Some people may not be aware of this, but plants can be an amazing deterrent to certain biting insects- mosquitoes included. If you plan on taking advantage of your yard regularly, you probably already have a great plan pertaining to your landscaping design for your visual enjoyment. Consider adding is a few choice plants to your yard, paying particular attention to the areas where you spend the most time. Plants can be placed into existing garden beds, or even planted in colorful, unique pots and planters.

Some plants you may want to consider are:

  • Lemon balm, lemongrass, thyme, rosemary, lavender, and peppermint are considered some of the best perennial deterrents you can plant. These work beautifully spread throughout your gardens, or within planters.

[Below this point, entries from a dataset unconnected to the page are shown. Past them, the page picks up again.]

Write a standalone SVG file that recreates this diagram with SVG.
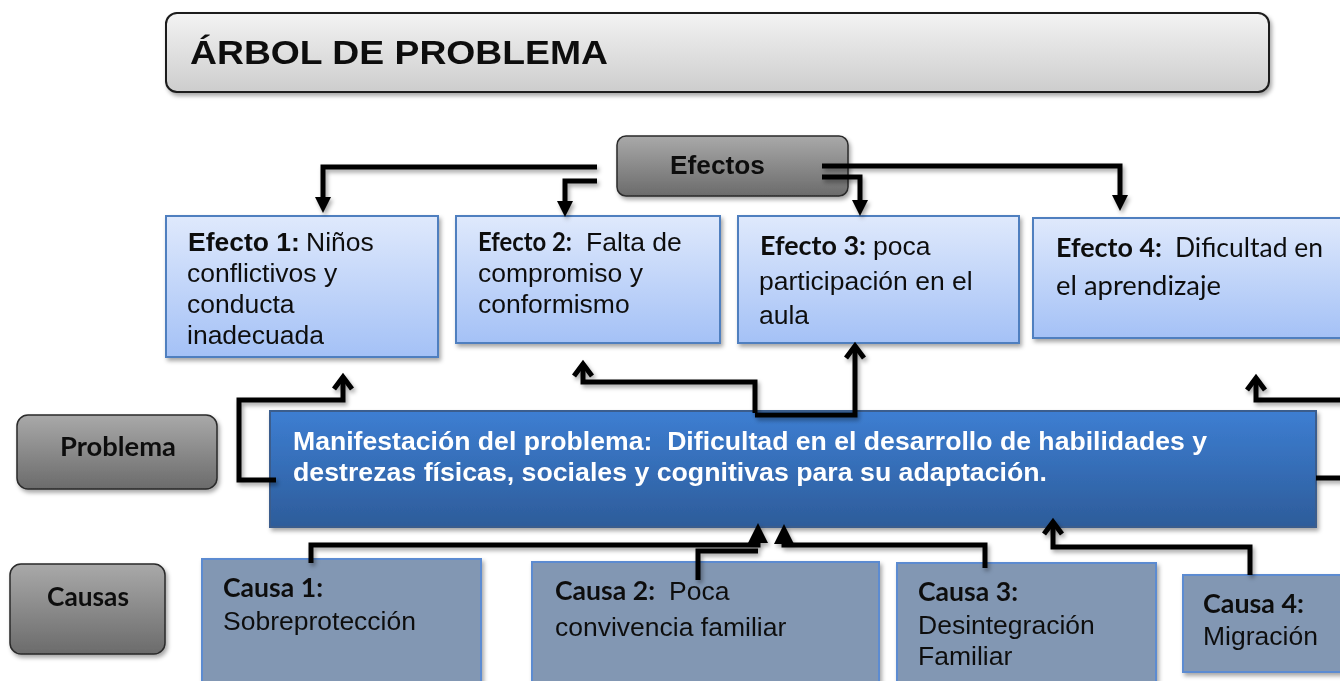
<svg xmlns="http://www.w3.org/2000/svg" width="1340" height="681" viewBox="0 0 1340 681">
<defs>
<linearGradient id="gTitle" x1="0" y1="0" x2="0" y2="1"><stop offset="0" stop-color="#f3f3f3"/><stop offset="1" stop-color="#cdcdcd"/></linearGradient>
<linearGradient id="gGray" x1="0" y1="0" x2="0" y2="1"><stop offset="0" stop-color="#a9a9a9"/><stop offset="1" stop-color="#6b6b6b"/></linearGradient>
<linearGradient id="gEff" x1="0" y1="0" x2="0" y2="1"><stop offset="0" stop-color="#dfe9fc"/><stop offset="1" stop-color="#a4c1f6"/></linearGradient>
<linearGradient id="gProb" x1="0" y1="0" x2="0" y2="1"><stop offset="0" stop-color="#3d7ed2"/><stop offset="1" stop-color="#2d5c9a"/></linearGradient>
<filter id="sh" x="-10%" y="-10%" width="130%" height="140%"><feDropShadow dx="2" dy="3" stdDeviation="2" flood-color="#000" flood-opacity="0.35"/></filter>
<marker id="aDown" markerUnits="userSpaceOnUse" viewBox="0 -10 20 20" refX="0" refY="0" markerWidth="20" markerHeight="20" orient="auto"><path d="M0,-8 L16,0 L0,8 z" fill="#000"/></marker>
<marker id="aUp" markerUnits="userSpaceOnUse" viewBox="-20 -14 28 28" refX="0" refY="0" markerWidth="28" markerHeight="28" orient="auto"><path d="M-12,-9 L0,0 L-12,9" fill="none" stroke="#000" stroke-width="5"/></marker>
<marker id="aFill" markerUnits="userSpaceOnUse" viewBox="0 -12 24 24" refX="0" refY="0" markerWidth="24" markerHeight="24" orient="auto"><path d="M0,-10 L20,0 L0,10 z" fill="#000"/></marker>
</defs>
<style>
.box{filter:url(#sh)}
.title{fill:url(#gTitle);stroke:#1a1a1a;stroke-width:2}
.gray{fill:url(#gGray);stroke:#2a2a2a;stroke-width:1.5}
.eff{fill:url(#gEff);stroke:#4f7fbf;stroke-width:2}
.prob{fill:url(#gProb);stroke:#3a5d8d;stroke-width:2}
.cause{fill:#8297b3;stroke:#5b8bd1;stroke-width:2}
.ar{font-family:"Liberation Sans",Arial,sans-serif;font-size:26.5px;fill:#111}
.ab{font-family:"Liberation Sans",Arial,sans-serif;font-weight:700;font-size:26.5px;fill:#111}
.cb{font-family:Lato,"Open Sans",sans-serif;font-weight:700;font-size:27px;fill:#111}
.cr{font-family:Lato,"Open Sans",sans-serif;font-size:26px;fill:#111}
.pt{font-family:"Liberation Sans",Arial,sans-serif;font-weight:700;font-size:25px;fill:#fff;white-space:pre}
.conn path{fill:none;stroke:#000;stroke-width:5;stroke-linejoin:miter}
</style>
<rect width="1340" height="681" fill="#fff"/>

<g id="title" class="box">
<rect class="title" x="166" y="13" width="1103" height="79" rx="11"/>
<text x="190" y="64" font-family="Liberation Sans, Arial, sans-serif" font-weight="700" font-size="34" fill="#111" textLength="418" lengthAdjust="spacingAndGlyphs">ÁRBOL DE PROBLEMA</text>
</g>

<g id="efectos" class="box">
<rect class="gray" x="617" y="136" width="231" height="60" rx="9"/>
<text x="670" y="174" font-family="Liberation Sans, Arial, sans-serif" font-weight="700" font-size="25" fill="#111" textLength="95" lengthAdjust="spacingAndGlyphs">Efectos</text>
</g>

<g id="efecto1" class="box">
<rect class="eff" x="166" y="216" width="272" height="141"/>
<text class="ab" x="188" y="251">Efecto 1:</text>
<text class="ar" x="306" y="251">Niños</text>
<text class="ar" x="187" y="282">conflictivos y</text>
<text class="ar" x="187" y="313">conducta</text>
<text class="ar" x="187" y="344">inadecuada</text>
</g>

<g id="efecto2" class="box">
<rect class="eff" x="456" y="216" width="264" height="127"/>
<text class="cb" x="478" y="251" font-size="22" textLength="94" lengthAdjust="spacingAndGlyphs">Efecto 2:</text>
<text class="ar" x="586" y="251">Falta de</text>
<text class="ar" x="478" y="282">compromiso y</text>
<text class="ar" x="478" y="313">conformismo</text>
</g>

<g id="efecto3" class="box">
<rect class="eff" x="738" y="216" width="281" height="127"/>
<text class="cb" x="760" y="255" textLength="106" lengthAdjust="spacingAndGlyphs">Efecto 3:</text>
<text class="ar" x="873" y="255">poca</text>
<text class="ar" x="759" y="290">participación en el</text>
<text class="ar" x="759" y="324">aula</text>
</g>

<g id="efecto4" class="box">
<rect class="eff" x="1033" y="218" width="320" height="120"/>
<text class="cb" x="1056" y="257" textLength="106" lengthAdjust="spacingAndGlyphs">Efecto 4:</text>
<text class="cr" x="1175" y="257" textLength="148" lengthAdjust="spacingAndGlyphs">Dificultad en</text>
<text class="cr" x="1056" y="295" textLength="165" lengthAdjust="spacingAndGlyphs">el aprendizaje</text>
</g>

<g id="problema-label" class="box">
<rect class="gray" x="17" y="415" width="200" height="74" rx="11"/>
<text class="cb" x="60" y="456" font-size="25" textLength="116" lengthAdjust="spacingAndGlyphs">Problema</text>
</g>

<g id="problema" class="box">
<rect class="prob" x="270" y="411" width="1046" height="116"/>
<text class="pt" x="293" y="450" textLength="914" lengthAdjust="spacingAndGlyphs">Manifestación del problema:  Dificultad en el desarrollo de habilidades y</text>
<text class="pt" x="293" y="481" textLength="754" lengthAdjust="spacingAndGlyphs">destrezas físicas, sociales y cognitivas para su adaptación.</text>
</g>

<g id="causas-label" class="box">
<rect class="gray" x="10" y="564" width="155" height="90" rx="11"/>
<text class="cb" x="47" y="606" font-size="25" textLength="82" lengthAdjust="spacingAndGlyphs">Causas</text>
</g>

<g id="causa1" class="box">
<rect class="cause" x="202" y="559" width="279" height="130"/>
<text class="cb" x="223" y="597" textLength="100" lengthAdjust="spacingAndGlyphs">Causa 1:</text>
<text class="ar" x="223" y="630">Sobreprotección</text>
</g>

<g id="causa2" class="box">
<rect class="cause" x="532" y="562" width="347" height="127"/>
<text class="cb" x="555" y="600" textLength="100" lengthAdjust="spacingAndGlyphs">Causa 2:</text>
<text class="ar" x="669" y="600">Poca</text>
<text class="ar" x="555" y="636">convivencia familiar</text>
</g>

<g id="causa3" class="box">
<rect class="cause" x="897" y="563" width="259" height="126"/>
<text class="cb" x="918" y="601" textLength="100" lengthAdjust="spacingAndGlyphs">Causa 3:</text>
<text class="ar" x="918" y="634">Desintegración</text>
<text class="ar" x="918" y="665">Familiar</text>
</g>

<g id="causa4" class="box">
<rect class="cause" x="1183" y="575" width="170" height="97"/>
<text class="cb" x="1203" y="613" textLength="101" lengthAdjust="spacingAndGlyphs">Causa 4:</text>
<text class="ar" x="1203" y="645">Migración</text>
</g>

<g id="connectors" class="conn box">
<path d="M597,167 H323 V197" marker-end="url(#aDown)"/>
<path d="M597,181 H565 V201" marker-end="url(#aDown)"/>
<path d="M822,166 H1120 V195" marker-end="url(#aDown)"/>
<path d="M822,177 H860 V200" marker-end="url(#aDown)"/>
<path d="M276,480 H239 V400 H343 V377" marker-end="url(#aUp)"/>
<path d="M755,413 V382 H583 V364" marker-end="url(#aUp)"/>
<path d="M755,415 H855 V346" marker-end="url(#aUp)"/>
<path d="M1316,478 H1345"/>
<path d="M1345,400 H1256 V378" marker-end="url(#aUp)"/>
<path d="M311,563 V545 H758 V543" marker-end="url(#aFill)"/>
<path d="M698,580 V551 H758"/>
<path d="M985,568 V545 H784 V544" marker-end="url(#aFill)"/>
<path d="M1250,575 V547 H1053 V522" marker-end="url(#aUp)"/>
</g>
</svg>
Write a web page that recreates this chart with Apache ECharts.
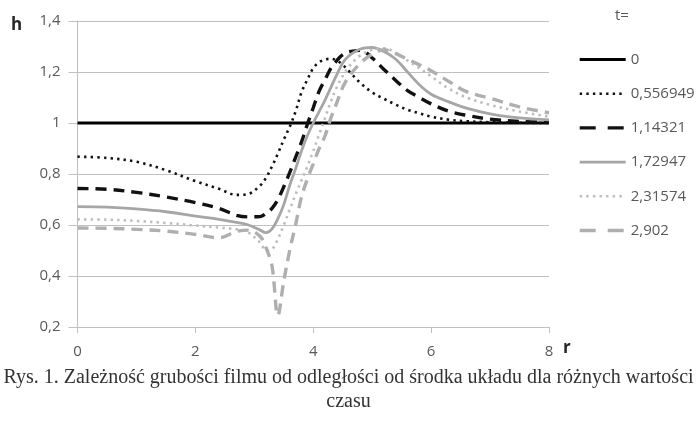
<!DOCTYPE html>
<html>
<head>
<meta charset="utf-8">
<script src="https://cdn.jsdelivr.net/npm/echarts@6/dist/echarts.min.js"></script>
<style>
  html, body { margin: 0; padding: 0; background: #fff; }
  #chart { width: 697px; height: 421px; }
</style>
</head>
<body>
<div id="chart"></div>
<script>
// Distance from the centre of the system, r
const rValues = [0, 0.5, 1, 1.5, 2, 2.4, 2.7, 2.9, 3.1, 3.2, 3.3, 3.4, 3.5, 3.6, 3.7, 3.8, 3.9, 4.0,
  4.1, 4.2, 4.3, 4.4, 4.5, 4.6, 4.8, 5.0, 5.2, 5.4, 5.6, 5.8, 6.0, 6.3, 6.6, 7.0, 7.5, 8.0];

// Film thickness h(r) for each time t
const hT0 = rValues.map(() => 1);
const hT1 = [0.868, 0.863, 0.848, 0.815, 0.772, 0.742, 0.718, 0.722, 0.755, 0.785, 0.83, 0.88, 0.935, 0.985,
  1.045, 1.12, 1.17, 1.215, 1.238, 1.249, 1.252, 1.245, 1.228, 1.205, 1.157, 1.12, 1.095, 1.072, 1.052,
  1.038, 1.025, 1.013, 1.007, 1.003, 1.001, 1.0];
const hT2 = [0.743, 0.74, 0.728, 0.71, 0.688, 0.665, 0.638, 0.632, 0.633, 0.645, 0.665, 0.7, 0.75, 0.805,
  0.865, 0.925, 0.995, 1.06, 1.125, 1.17, 1.215, 1.245, 1.268, 1.279, 1.285, 1.255, 1.21, 1.167, 1.127,
  1.1, 1.075, 1.046, 1.03, 1.015, 1.006, 1.003];
const hT3 = [0.672, 0.67, 0.663, 0.652, 0.635, 0.622, 0.61, 0.6, 0.58, 0.57, 0.585, 0.625, 0.68, 0.755,
  0.82, 0.89, 0.95, 1.0, 1.045, 1.09, 1.14, 1.19, 1.235, 1.262, 1.29, 1.296, 1.28, 1.25, 1.2, 1.15,
  1.113, 1.083, 1.058, 1.036, 1.02, 1.012];
const hT4 = [0.622, 0.621, 0.616, 0.608, 0.598, 0.59, 0.583, 0.57, 0.53, 0.5, 0.505, 0.545, 0.6, 0.66,
  0.72, 0.775, 0.83, 0.89, 0.955, 1.02, 1.085, 1.14, 1.185, 1.22, 1.265, 1.287, 1.293, 1.275, 1.245,
  1.215, 1.183, 1.135, 1.1, 1.071, 1.045, 1.025];
const hT5 = [0.588, 0.587, 0.583, 0.576, 0.563, 0.55, 0.575, 0.58, 0.555, 0.51, 0.44, 0.245, 0.38, 0.5,
  0.6, 0.71, 0.78, 0.84, 0.9, 0.95, 1.02, 1.08, 1.14, 1.18, 1.235, 1.27, 1.287, 1.272, 1.25, 1.228,
  1.205, 1.163, 1.123, 1.097, 1.063, 1.04];

// Legend labels (time values)
const tLabels = ['0', '0,556949', '1,14321', '1,72947', '2,31574', '2,902'];
const hSeries = [hT0, hT1, hT2, hT3, hT4, hT5];

// Axis ticks
const rTicks = { min: 0, max: 8, step: 2 };
const hTicks = { min: 0.2, max: 1.4, step: 0.2 };

const styles = [
  { color: '#000000', width: 3, type: 'solid', legendType: 'solid' },
  { color: '#111111', width: 2.6, type: [2.4, 4.2], legendType: [2.4, 4.2] },
  { color: '#111111', width: 3.4, type: [11, 7], legendType: [16, 12] },
  { color: '#a6a6a6', width: 2.8, type: 'solid', legendType: 'solid' },
  { color: '#bdbdbd', width: 2.6, type: [2.4, 4.2], legendType: [2.4, 4.2] },
  { color: '#afafaf', width: 3.4, type: [11, 7], legendType: [16, 12] }
];

const labelFont = '"Open Sans", sans-serif';
const labelColor = '#595959';
const gridColor = '#c0c0c0';
const commaFmt = v => String(+(+v).toFixed(1)).replace('.', ',');

const chart = echarts.init(document.getElementById('chart'), null, { renderer: 'canvas' });

chart.setOption({
  animation: false,
  backgroundColor: '#ffffff',
  grid: { left: 77.5, right: 148, top: 21, bottom: 94, containLabel: false },
  xAxis: {
    type: 'value',
    min: rTicks.min, max: rTicks.max, interval: rTicks.step,
    axisLine: { show: true, lineStyle: { color: gridColor, width: 1 } },
    axisTick: { show: true, length: 6, lineStyle: { color: gridColor } },
    splitLine: { show: false },
    axisLabel: { color: labelColor, fontFamily: labelFont, fontSize: 15, margin: 17, formatter: commaFmt }
  },
  yAxis: {
    type: 'value',
    min: hTicks.min, max: hTicks.max, interval: hTicks.step,
    axisLine: { show: true, lineStyle: { color: gridColor, width: 1 } },
    axisTick: { show: true, length: 9, lineStyle: { color: gridColor } },
    splitLine: { show: true, lineStyle: { color: gridColor, width: 1 } },
    axisLabel: { color: labelColor, fontFamily: labelFont, fontSize: 15, margin: 17, formatter: commaFmt }
  },
  legend: {
    orient: 'vertical',
    left: 573, top: 47,
    itemWidth: 46, itemHeight: 16, itemGap: 19.2,
    textStyle: { color: labelColor, fontFamily: labelFont, fontSize: 15 },
    itemStyle: { opacity: 0 },
    data: tLabels.map((name, i) => ({
      name,
      itemStyle: { opacity: 0 },
      lineStyle: { type: styles[i].legendType, width: styles[i].width, color: styles[i].color }
    }))
  },
  series: hSeries.map((h, i) => ({
    name: tLabels[i],
    type: 'line',
    data: rValues.map((r, k) => [r, h[k]]),
    smooth: 0.35,
    showSymbol: false,
    symbol: 'none',
    lineStyle: { color: styles[i].color, width: styles[i].width, type: styles[i].type, cap: 'butt' },
    itemStyle: { color: styles[i].color },
    z: 2 + i
  })),
  graphic: [
    { type: 'text', left: 11, top: 17, style: { text: 'h', font: 'bold 17px "Open Sans", sans-serif', fill: '#262626' } },
    { type: 'text', left: 563, top: 340, style: { text: 'r', font: 'bold 17px "Open Sans", sans-serif', fill: '#262626' } },
    { type: 'text', left: 615, top: 8, style: { text: 't=', font: '15px "Open Sans", sans-serif', fill: labelColor } },
    {
      type: 'text', x: 348.5, y: 366,
      style: {
        text: 'Rys. 1. Zależność grubości filmu od odległości od środka układu dla różnych wartości\nczasu',
        font: '20px "Liberation Serif", serif', fill: '#333333', align: 'center', verticalAlign: 'top', lineHeight: 24
      }
    }
  ]
});
</script>
</body>
</html>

You may have to winterize some of them depending on your growing zone, plus anything from the mint family (balms and mints) should be kept in a planter to keep them from becoming invasive.  

  • Lemon Verbena, Cinnamon Basil, Pennyroyal, Floss Flowers, and Marigolds are popular annuals that add a pop of color and/or texture to your gardens and are highly aromatic. These help keep biting insects at bay and look good as well! 
  • If you like the idea of adding a little shade to your yard, there are some larger trees you can consider. Some of these are definitely dependent on winter hardiness, but almost all can be cultivated and brought indoors in the winter if grown in large pots. These include Clove Trees, Cadaga Trees or Eucalyptus, and Incense Cedar.

So you see, there is no need to run indoors as the sun lowers each evening. With a little bit of care and attention to your yard, you can enjoy your late evenings fairly bug-free. You may not be able to get rid of them completely all the time, but a few extra plants will help keep them from thinking your yard is an ideal place to hang out in.